Verizon Q2 Revenue Flat as Wireless Unit Sales Decline 1.9% Despite Subcriber Rebound

Verizon slightly edged out Wall Street forecasts on the top line for the second quarter of 2017. While sales in its wireless segment continued to shrink year-over-year, it grew mobile subscribers in Q2 after a decline in the first three months of the year.

Total operating revenue in the second quarter was $30.5 billion, flat with with the year-earlier period and topping Wall Street consensus estimates of $29.9 billion. On a comparable basis (excluding divestitures and acquisitions), Verizon said consolidated revenue declined 2.0%. The company posted adjusted earnings of 96 cents per share, in line with expectations.

“Verizon reignited its growth engine in the quarter, both adding and retaining wireless customers while scaling our media business and continuing to invest in our superior networks,” CEO Lowell McAdam said in announcing the results.

Verizon’s Q2 wireless subscriber metrics were better than expected, independent analyst Craig Moffett noted, and that together with its “rare” beat on revenue suggests the telco doesn’t need to plot a major M&A course (a la AT&T, which acquired DirecTV and Time Warner).

“Today’s results will likely significantly reduce the pressure the company must have been feeling to, well, do something,” Moffett wrote in a research note to clients.

Verizon has recently been the subject of M&A rumors and speculation, including that it was contemplating a play for Disney (a rumor McAdam flatly denied) or a merger with Charter Communications. On Wednesday, Citigroup analyst Jason Bazinet said that Comcast should buy Verizon, a deal that would be worth upwards of $215 billion, to gain scale and operational efficiencies particularly on fiber-network buildouts.

In releasing the Q2 numbers, Verizon touted lower subscriber churn in its wireless business. But the overall wireless revenue declined 1.9%, to $21.28 billion. Wireless equipment revenue increased 16%, to $4.3 billion.

In mid-February, the telco launched the Verizon Unlimited wireless plan, which it said drove a net increase of 614,000 retail postpaid connections in Q2. By contrast, Verizon lost a net 307,000 retail postpaid wireless subs in Q1. Verizon’s retail postpaid wireless connections base grew 1.2% year over year to 109.1 million, and retail prepaid connections grew 1.4% to 5.4 million.

In Q2, Verizon lost a net 15,000 Fios Video customers, while adding a net of 49,000 Fios Internet connections. At the end of the quarter, Verizon had 5.7 million Fios Internet connections and 4.7 million Fios Video connections, year-over-year increases of 4.4% and 0.6%, respectively.

The results from Yahoo’s operating business are not included in Verizon’s Q2 results. The telco completed the acquisition of Yahoo on June 13.
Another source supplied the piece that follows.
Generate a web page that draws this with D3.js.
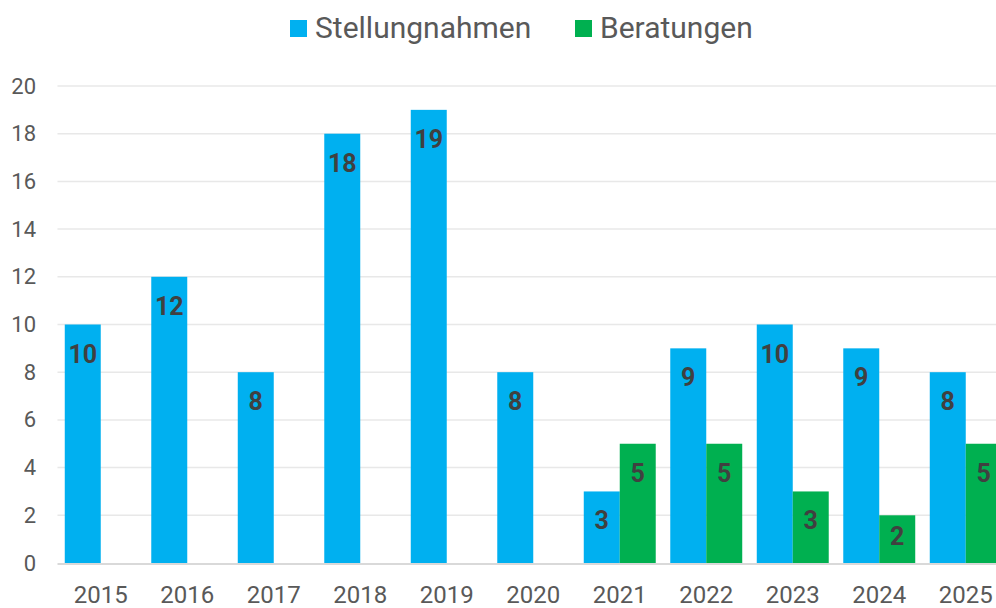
<!DOCTYPE html>
<html>
<head>
<meta charset="utf-8">
<script src="https://cdn.jsdelivr.net/npm/d3@7/dist/d3.min.js"></script>
<style>
  html, body { margin: 0; padding: 0; background: #fff; }
  svg { display: block; font-family: Roboto, "Noto Sans", sans-serif; }
</style>
</head>
<body>
<svg id="chart" width="996" height="608"></svg>
<script>
const years = ["2015","2016","2017","2018","2019","2020","2021","2022","2023","2024","2025"];
const seriesNames = ["Stellungnahmen", "Beratungen"];
const stellungnahmen = [10, 12, 8, 18, 19, 8, 3, 9, 10, 9, 8];
const beratungen = [null, null, null, null, null, null, 5, 5, 3, 2, 5];
const yTicks = [0, 2, 4, 6, 8, 10, 12, 14, 16, 18, 20];
const colors = ["#00B0F0", "#00B050"];

const svg = d3.select("#chart");
const mLeft = 57.5, mRight = 1009, mTop = 86, mBottom = 563;

const x = d3.scaleBand().domain(years).range([mLeft, mRight]).paddingInner(0.168).paddingOuter(0.084);
const xs = d3.scaleBand().domain(seriesNames).range([0, x.bandwidth()]);
const y = d3.scaleLinear().domain([0, 20]).range([mBottom, mTop]);

// gridlines
svg.append("g").selectAll("line").data(yTicks.filter(d => d > 0)).join("line")
  .attr("x1", mLeft).attr("x2", 996)
  .attr("y1", d => y(d)).attr("y2", d => y(d))
  .attr("stroke", "#e8e8e8").attr("stroke-width", 1.5);

// y axis labels
const yAxis = d3.axisLeft(y).tickValues(yTicks).tickSize(0).tickPadding(0);
const yg = svg.append("g").attr("transform", `translate(36,0)`).call(yAxis);
yg.select(".domain").remove();
yg.selectAll("text").attr("font-size", 22).attr("fill", "#595959").attr("font-family", "Roboto");

const data = years.map((yr, i) => ({ year: yr, values: [stellungnahmen[i], beratungen[i]] }));

const groups = svg.append("g").selectAll("g").data(data).join("g")
  .attr("transform", d => `translate(${x(d.year)},0)`);

const items = groups.selectAll("g").data(d => d.values.map((v, j) => ({ v, j })).filter(e => e.v != null)).join("g");
items.append("rect")
  .attr("x", e => xs(seriesNames[e.j]))
  .attr("width", xs.bandwidth())
  .attr("y", e => y(e.v))
  .attr("height", e => y(0) - y(e.v))
  .attr("fill", e => colors[e.j]);
items.append("text")
  .attr("x", e => xs(seriesNames[e.j]) + xs.bandwidth() / 2)
  .attr("y", e => Math.min(y(e.v) + 38, y(0) - 18))
  .attr("text-anchor", "middle")
  .attr("font-size", 25).attr("font-weight", "bold").attr("fill", "#404040")
  .text(e => e.v);

// x axis baseline
svg.append("line").attr("x1", mLeft).attr("x2", 996).attr("y1", mBottom + 1).attr("y2", mBottom + 1)
  .attr("stroke", "#d9d9d9").attr("stroke-width", 2);

const xAxis = d3.axisBottom(x).tickSize(0).tickPadding(0);
const xg = svg.append("g").attr("transform", `translate(0,${mBottom})`).call(xAxis);
xg.select(".domain").remove();
xg.selectAll("text").attr("font-size", 24).attr("fill", "#595959").attr("dy", null).attr("y", 40).attr("font-family", "Roboto");

// legend
const legend = svg.append("g");
const legItems = [{ name: seriesNames[0], c: colors[0], x: 290 }, { name: seriesNames[1], c: colors[1], x: 575 }];
legItems.forEach(l => {
  legend.append("rect").attr("x", l.x).attr("y", 20).attr("width", 17).attr("height", 17).attr("fill", l.c);
  legend.append("text").attr("x", l.x + 25).attr("y", 38).attr("font-size", 30).attr("fill", "#595959").text(l.name);
});
</script>
</body>
</html>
Verizon said AOL’s revenue net of traffic acquisition costs were “consistent with” last year’s Q2 results (but it didn’t disclose what that was). Verizon’s Oath subsidiary, which combines AOL and Yahoo and is led by former AOL chief Tim Armstrong, represents about $7 billion in annual revenue.

As previously announced, the telco expects Oath to save more than $1 billion in cumulative operating expenses through 2020 from the AOL-Yahoo combo, including the recent 15% headcount reduction. Verizon took a $500 million pretax charge related to the Yahoo acquisition in the quarter.